TASK INSTRUCTIONS:
Copy the data that follows, character for character, minus the pictures.

DATA SEGMENT:
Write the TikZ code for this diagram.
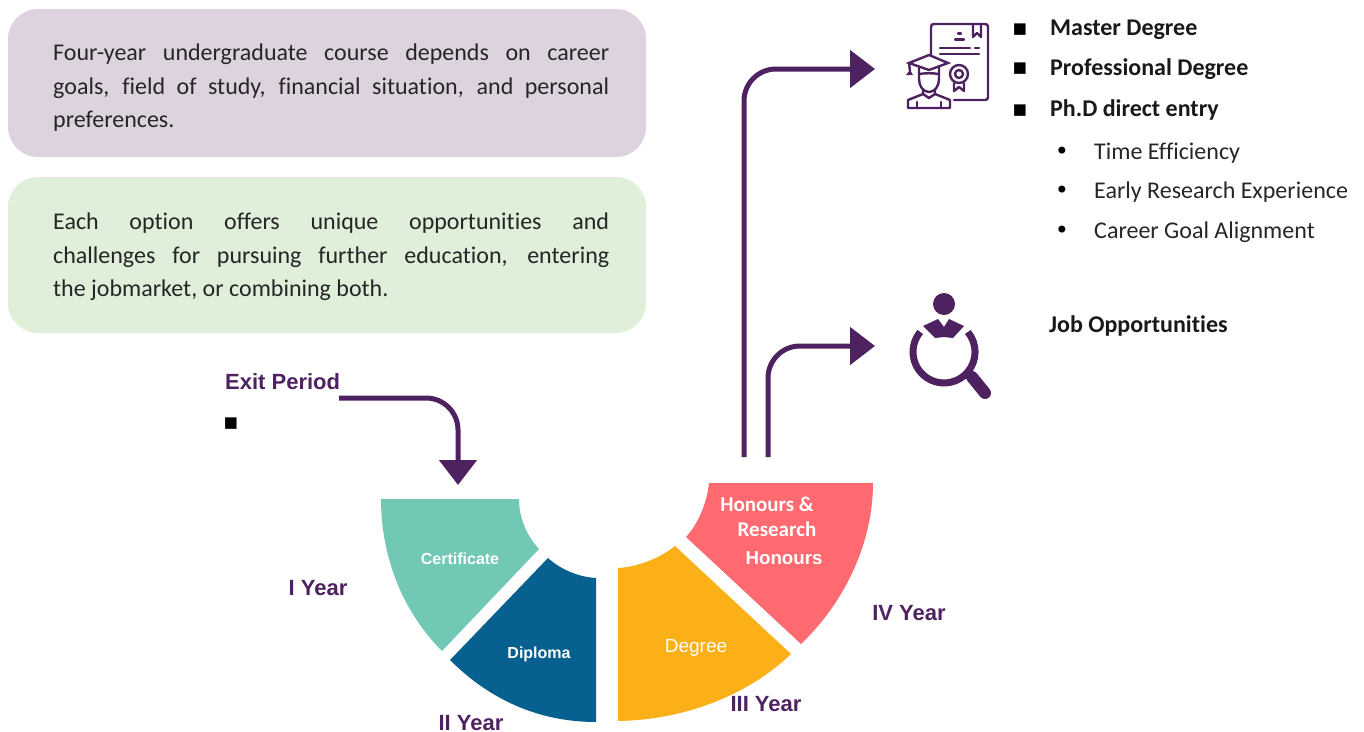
\documentclass[tikz,border=0pt]{standalone}
\usepackage{fontspec}
\setmainfont{Carlito}[Ligatures=CommonOff]
\newfontfamily\arialf{Liberation Sans}
\newfontfamily\symf{DejaVu Sans}
\usetikzlibrary{arrows.meta}
\definecolor{purp}{HTML}{4E2260}
\definecolor{lilac}{HTML}{DDD3DF}
\definecolor{mint}{HTML}{DFEFD9}
\definecolor{teal1}{HTML}{70C8B5}
\definecolor{blue1}{HTML}{086091}
\definecolor{orange1}{HTML}{FCB018}
\definecolor{red1}{HTML}{FF6A70}
\tikzset{
  panel/.style={rounded corners=30pt},
  para/.style={anchor=north west,inner sep=0pt,text width=556pt,align=justify,font=\fontsize{24}{33.5}\selectfont,text=black!85},
  flow/.style={draw=purp,line width=5pt,rounded corners=32pt,-{Triangle[length=25pt,width=37pt]}},
  yearlab/.style={font=\arialf\bfseries\fontsize{22}{24}\selectfont,text=purp,inner sep=0pt},
  seglab/.style={font=\arialf\bfseries\fontsize{16}{18}\selectfont,text=white,inner sep=0pt},
  hlab/.style={font=\bfseries\fontsize{21}{24}\selectfont,text=white,inner sep=0pt},
  head/.style={anchor=west,font=\bfseries\fontsize{24}{26}\selectfont,inner sep=0pt,text=black!90},
  sub/.style={anchor=west,font=\fontsize{24}{27}\selectfont,inner sep=0pt,text=black!85},
  sq/.style={font=\symf\fontsize{15}{15}\selectfont,inner sep=0pt},
  dot/.style={font=\symf\fontsize{24}{24}\selectfont,inner sep=0pt},
  ico/.style={draw=purp,line width=2.4pt,line cap=round,line join=round},
}
\begin{document}
\begin{tikzpicture}[x=1pt,y=-1pt]
\useasboundingbox (0,0) rectangle (1364,731);
% panels
\fill[lilac,panel] (8,9) rectangle (646,157);
\fill[mint,panel] (8,177) rectangle (646,333);
\node[para] (p1) at (53,44) {Four-year undergraduate course depends on career\linebreak goals, field of study, financial situation, and personal\linebreak preferences.};
\node[para] (p2) at (53,213) {Each option offers unique opportunities and\linebreak challenges for pursuing further education, entering\linebreak the jobmarket, or combining both.};
% wedges
\fill[teal1] (381,499) -- (519,499) .. controls (519,517) and (526,535) .. (539,549) -- (442,651) .. controls (402,611) and (381,556) .. (381,499) -- cycle;
\fill[blue1] (548,558) .. controls (560,569) and (578,577) .. (596,578) -- (596,722) .. controls (538,722) and (489,699) .. (450,660) -- cycle;
\fill[orange1] (618,568) .. controls (638,567) and (660,558) .. (675,546) -- (791,654) .. controls (745,698) and (680,720) .. (618,721) -- cycle;
\fill[red1] (709,483) -- (873,483) .. controls (873,540) and (847,600) .. (801,644) -- (686,537) .. controls (698,524) and (707,503) .. (709,483) -- cycle;
% wedge labels
\node[seglab] (cert) at (460,558.5) {Certificate};
\node[seglab] (dipl) at (539,654) {Diploma};
\node[seglab,font=\arialf\fontsize{19}{20}\selectfont] (degr) at (696,648) {Degree};
\node[hlab] (hon1) at (767,504) {Honours \&};
\node[hlab] (hon2) at (777,529) {Research};
\node[seglab,font=\arialf\bfseries\fontsize{18.7}{20}\selectfont] (hon3) at (784,558) {Honours};
% year labels
\node[yearlab] (y1) at (318,588) {I Year};
\node[yearlab] (y2) at (471,723) {II Year};
\node[yearlab] (y3) at (766,704) {III Year};
\node[yearlab] (y4) at (909,613) {IV Year};
\node[yearlab,anchor=west] (exit) at (225,382) {Exit Period};
\node[sq] (sq0) at (231,424) {■};
% connectors
\coordinate (a1s) at (339,398);
\coordinate (a1e) at (458,485);
\coordinate (a2s) at (744,457);
\coordinate (a2e) at (875,69);
\coordinate (a3s) at (768,457);
\coordinate (a3e) at (875,346);
\draw[flow] (a1s) -| (a1e);
\draw[flow] (a2s) |- (a2e);
\draw[flow] (a3s) |- (a3e);
% right texts
\node[sq] (s1) at (1020,30) {■};
\node[sq] (s2) at (1020,69) {■};
\node[sq] (s3) at (1020,111) {■};
\node[head] (t1) at (1050,30) {Master Degree};
\node[head] (t2) at (1050,69) {Professional Degree};
\node[head] (t3) at (1050,110) {Ph.D direct entry};
\node[dot] (d1) at (1062,153) {•};
\node[dot] (d2) at (1062,192) {•};
\node[dot] (d3) at (1062,232) {•};
\node[sub] (u1) at (1094,153) {Time Efficiency};
\node[sub] (u2) at (1094,192) {Early Research Experience};
\node[sub] (u3) at (1094,232) {Career Goal Alignment};
\node[head] (t4) at (1049,326) {Job Opportunities};
% certificate icon
\draw[ico] (931,55) -- (931,27) .. controls (931,25) and (932,24) .. (934,24) -- (985,24) .. controls (987,24) and (988,25) .. (988,27) -- (988,97) .. controls (988,99) and (987,100) .. (985,100) -- (954,100);
\draw[ico] (973,24) -- (973,37) -- (977,33) -- (981,37) -- (981,24);
\draw[ico] (958,33.5) -- (961,33.5) (955,39.5) -- (964,39.5) (940,48) -- (970,48) (975,48) -- (979,48) (940,54) -- (979,54);
\draw[ico] (959,74) circle (9);
\draw[ico] (959,74) circle (4);
\draw[ico] (954,83) -- (954,91) -- (959,87) -- (964,91) -- (964,83);
\draw[ico,line join=miter] (909,63) -- (929,55) -- (948,63) -- (929,70) -- cycle;
\draw[ico] (909,63) -- (910,71);
\fill[purp] (910,70) -- (913,75) -- (906,75) -- cycle;
\draw[ico] (919,67) -- (919,79) .. controls (919,86) and (923,92) .. (929,92) .. controls (935,92) and (939,86) .. (939,79) -- (939,67);
\draw[ico] (919,74) .. controls (926,73) and (932,73) .. (939,74);
\draw[ico] (923,90) -- (923,94) -- (908,100) -- (908,108) -- (950,108) -- (950,100) -- (935,94) -- (935,90);
\draw[ico] (923,94) -- (929,98) -- (935,94);
\draw[ico] (917,108) -- (917,102) (941,108) -- (941,102);
% job icon
\fill[purp] (944,304) circle (11);
\fill[purp] (923,326) -- (938,319) -- (944,327) -- (949,319) -- (964,326) -- (953,338) -- (944,337) -- (935,338) -- cycle;
\draw[purp,line width=7pt] (920.3,332) arc[start angle=140,end angle=400,radius=31pt];
\draw[purp,line width=12pt,line cap=round] (972,377) -- (985,393);
\end{tikzpicture}
\end{document}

RESULT FOR THIS EXERCISE:
Write the TikZ code for this diagram.
\documentclass[tikz,border=0pt]{standalone}
\usepackage{fontspec}
\setmainfont{Carlito}[Ligatures=CommonOff]
\newfontfamily\arialf{Liberation Sans}
\newfontfamily\symf{DejaVu Sans}
\usetikzlibrary{arrows.meta}
\definecolor{purp}{HTML}{4E2260}
\definecolor{lilac}{HTML}{DDD3DF}
\definecolor{mint}{HTML}{DFEFD9}
\definecolor{teal1}{HTML}{70C8B5}
\definecolor{blue1}{HTML}{086091}
\definecolor{orange1}{HTML}{FCB018}
\definecolor{red1}{HTML}{FF6A70}
\tikzset{
  panel/.style={rounded corners=30pt},
  para/.style={anchor=north west,inner sep=0pt,text width=556pt,align=justify,font=\fontsize{24}{33.5}\selectfont,text=black!85},
  flow/.style={draw=purp,line width=5pt,rounded corners=32pt,-{Triangle[length=25pt,width=37pt]}},
  yearlab/.style={font=\arialf\bfseries\fontsize{22}{24}\selectfont,text=purp,inner sep=0pt},
  seglab/.style={font=\arialf\bfseries\fontsize{16}{18}\selectfont,text=white,inner sep=0pt},
  hlab/.style={font=\bfseries\fontsize{21}{24}\selectfont,text=white,inner sep=0pt},
  head/.style={anchor=west,font=\bfseries\fontsize{24}{26}\selectfont,inner sep=0pt,text=black!90},
  sub/.style={anchor=west,font=\fontsize{24}{27}\selectfont,inner sep=0pt,text=black!85},
  sq/.style={font=\symf\fontsize{15}{15}\selectfont,inner sep=0pt},
  dot/.style={font=\symf\fontsize{24}{24}\selectfont,inner sep=0pt},
  ico/.style={draw=purp,line width=2.4pt,line cap=round,line join=round},
}
\begin{document}
\begin{tikzpicture}[x=1pt,y=-1pt]
\useasboundingbox (0,0) rectangle (1364,731);
% panels
\fill[lilac,panel] (8,9) rectangle (646,157);
\fill[mint,panel] (8,177) rectangle (646,333);
\node[para] (p1) at (53,44) {Four-year undergraduate course depends on career\linebreak goals, field of study, financial situation, and personal\linebreak preferences.};
\node[para] (p2) at (53,213) {Each option offers unique opportunities and\linebreak challenges for pursuing further education, entering\linebreak the jobmarket, or combining both.};
% wedges
\fill[teal1] (381,499) -- (519,499) .. controls (519,517) and (526,535) .. (539,549) -- (442,651) .. controls (402,611) and (381,556) .. (381,499) -- cycle;
\fill[blue1] (548,558) .. controls (560,569) and (578,577) .. (596,578) -- (596,722) .. controls (538,722) and (489,699) .. (450,660) -- cycle;
\fill[orange1] (618,568) .. controls (638,567) and (660,558) .. (675,546) -- (791,654) .. controls (745,698) and (680,720) .. (618,721) -- cycle;
\fill[red1] (709,483) -- (873,483) .. controls (873,540) and (847,600) .. (801,644) -- (686,537) .. controls (698,524) and (707,503) .. (709,483) -- cycle;
% wedge labels
\node[seglab] (cert) at (460,558.5) {Certificate};
\node[seglab] (dipl) at (539,654) {Diploma};
\node[seglab,font=\arialf\fontsize{19}{20}\selectfont] (degr) at (696,648) {Degree};
\node[hlab] (hon1) at (767,504) {Honours \&};
\node[hlab] (hon2) at (777,529) {Research};
\node[seglab,font=\arialf\bfseries\fontsize{18.7}{20}\selectfont] (hon3) at (784,558) {Honours};
% year labels
\node[yearlab] (y1) at (318,588) {I Year};
\node[yearlab] (y2) at (471,723) {II Year};
\node[yearlab] (y3) at (766,704) {III Year};
\node[yearlab] (y4) at (909,613) {IV Year};
\node[yearlab,anchor=west] (exit) at (225,382) {Exit Period};
\node[sq] (sq0) at (231,424) {■};
% connectors
\coordinate (a1s) at (339,398);
\coordinate (a1e) at (458,485);
\coordinate (a2s) at (744,457);
\coordinate (a2e) at (875,69);
\coordinate (a3s) at (768,457);
\coordinate (a3e) at (875,346);
\draw[flow] (a1s) -| (a1e);
\draw[flow] (a2s) |- (a2e);
\draw[flow] (a3s) |- (a3e);
% right texts
\node[sq] (s1) at (1020,30) {■};
\node[sq] (s2) at (1020,69) {■};
\node[sq] (s3) at (1020,111) {■};
\node[head] (t1) at (1050,30) {Master Degree};
\node[head] (t2) at (1050,69) {Professional Degree};
\node[head] (t3) at (1050,110) {Ph.D direct entry};
\node[dot] (d1) at (1062,153) {•};
\node[dot] (d2) at (1062,192) {•};
\node[dot] (d3) at (1062,232) {•};
\node[sub] (u1) at (1094,153) {Time Efficiency};
\node[sub] (u2) at (1094,192) {Early Research Experience};
\node[sub] (u3) at (1094,232) {Career Goal Alignment};
\node[head] (t4) at (1049,326) {Job Opportunities};
% certificate icon
\draw[ico] (931,55) -- (931,27) .. controls (931,25) and (932,24) .. (934,24) -- (985,24) .. controls (987,24) and (988,25) .. (988,27) -- (988,97) .. controls (988,99) and (987,100) .. (985,100) -- (954,100);
\draw[ico] (973,24) -- (973,37) -- (977,33) -- (981,37) -- (981,24);
\draw[ico] (958,33.5) -- (961,33.5) (955,39.5) -- (964,39.5) (940,48) -- (970,48) (975,48) -- (979,48) (940,54) -- (979,54);
\draw[ico] (959,74) circle (9);
\draw[ico] (959,74) circle (4);
\draw[ico] (954,83) -- (954,91) -- (959,87) -- (964,91) -- (964,83);
\draw[ico,line join=miter] (909,63) -- (929,55) -- (948,63) -- (929,70) -- cycle;
\draw[ico] (909,63) -- (910,71);
\fill[purp] (910,70) -- (913,75) -- (906,75) -- cycle;
\draw[ico] (919,67) -- (919,79) .. controls (919,86) and (923,92) .. (929,92) .. controls (935,92) and (939,86) .. (939,79) -- (939,67);
\draw[ico] (919,74) .. controls (926,73) and (932,73) .. (939,74);
\draw[ico] (923,90) -- (923,94) -- (908,100) -- (908,108) -- (950,108) -- (950,100) -- (935,94) -- (935,90);
\draw[ico] (923,94) -- (929,98) -- (935,94);
\draw[ico] (917,108) -- (917,102) (941,108) -- (941,102);
% job icon
\fill[purp] (944,304) circle (11);
\fill[purp] (923,326) -- (938,319) -- (944,327) -- (949,319) -- (964,326) -- (953,338) -- (944,337) -- (935,338) -- cycle;
\draw[purp,line width=7pt] (920.3,332) arc[start angle=140,end angle=400,radius=31pt];
\draw[purp,line width=12pt,line cap=round] (972,377) -- (985,393);
\end{tikzpicture}
\end{document}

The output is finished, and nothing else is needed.